I also believe that the Appeals Council properly rejected the AU’s credibility findings. The Council specifically addressed the issue of the side effects of her medication and concluded that the “low” and “routine” maintenance level doses of the medication caused only minimal side effects. Record at 8. Although the Council did not specifically address her employer’s testimony, that testimony merely corroborated Parker’s statements regarding the side effects. When the Council rejected her testimony concerning the side effects of the medication, it obviously rejected her employer’s testimony. See Parker v. Bowen, 788 F.2d at 1521 n. 11 (en banc) (“the reviewing court’s function is not frustrated if the Appeals Council’s implicit rejection and explanation are sufficiently clear”). The Council also implicitly discredited the testimony that she had to lie down for fifteen to twenty minutes every two to three hours when it concluded that her ability to perform her daily activities and her ability to care for herself were not significantly affected.
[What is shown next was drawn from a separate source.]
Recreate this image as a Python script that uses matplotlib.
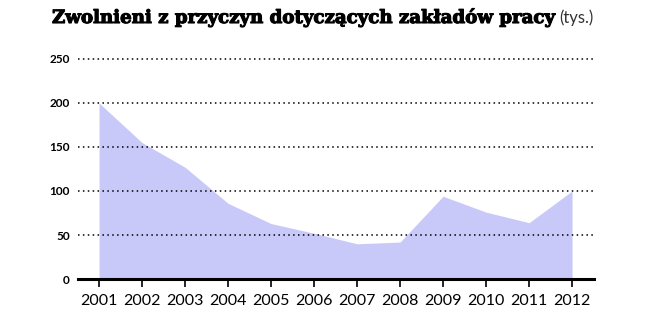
import matplotlib
matplotlib.use('Agg')
import matplotlib.pyplot as plt
import matplotlib.patheffects as pe

years = [2001, 2002, 2003, 2004, 2005, 2006, 2007, 2008, 2009, 2010, 2011, 2012]
zwolnieni = [200, 155, 127, 86, 63, 52, 40, 42, 94, 76, 64, 100]
y_ticks = [0, 50, 100, 150, 200, 250]

fig = plt.figure(figsize=(6.57, 3.23), dpi=100, facecolor='white')
ax = fig.add_axes([78/657, 1-279/323, (594-78)/657, (279-54.6)/323])

ax.fill_between(years, zwolnieni, 0, color='#c9c9f9', lw=0, zorder=1)

for v in y_ticks[1:]:
    ax.axhline(v, color='k', lw=1.1, ls=(0, (1, 2.2)), zorder=2)

ax.set_xlim(2000.51, 2012.51)
ax.set_ylim(0, 255)
for s in ['top', 'right', 'left']:
    ax.spines[s].set_visible(False)
ax.spines['bottom'].set_linewidth(2.2)
ax.spines['bottom'].set_zorder(3)

ax.set_xticks(years)
ax.set_xticklabels([str(y) for y in years], fontsize=11.5, family='Lato')
ax.set_yticks(y_ticks)
ax.set_yticklabels([str(v) for v in y_ticks], fontsize=8.5, fontweight='bold', family='Lato')
ax.tick_params(axis='x', length=6, width=1.2, pad=5)
ax.tick_params(axis='y', length=0, pad=6)

t = fig.text(52/657, 1-23/323, 'Zwolnieni z przyczyn dotyczących zakładów pracy',
             fontsize=13.1, fontweight='bold', family='DejaVu Serif', va='baseline',
             path_effects=[pe.withStroke(linewidth=0.8, foreground='black')])
fig.canvas.draw()
bb = t.get_window_extent()
fig.text((bb.x1 + 5)/657, 1-23/323, '(tys.)', fontsize=12, family='Lato',
         color='#333333', va='baseline')

plt.savefig('out.png', dpi=100, facecolor='white')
Finally, the Council had “good cause” for discrediting Dr. Todd’s findings. The Council relied on SSR-82-55, which provided that hypertension without significant end organ damage is not a severe impairment. Although the current status of 82-55 is “[ojbsoleted without replacement,” it does not necessarily follow that the Secretary has taken the position that “minimal” end organ damage is sufficient. I am aware that in Flynn minimal end organ damage was sufficient; however, the medical evidence in that case was much stronger and the claimant suffered from several impairments, the cumulative effect of which resulted in a finding of severe impairment. Moreover, the record in this case does not support a finding of minimal end organ damage.

In conclusion, I would affirm the decision of the district court. The substantial evidence of the record supports the Appeals Council’s decision, and the Council’s credibility findings satisfy the requirements set forth in Parker v. Heckler (en banc).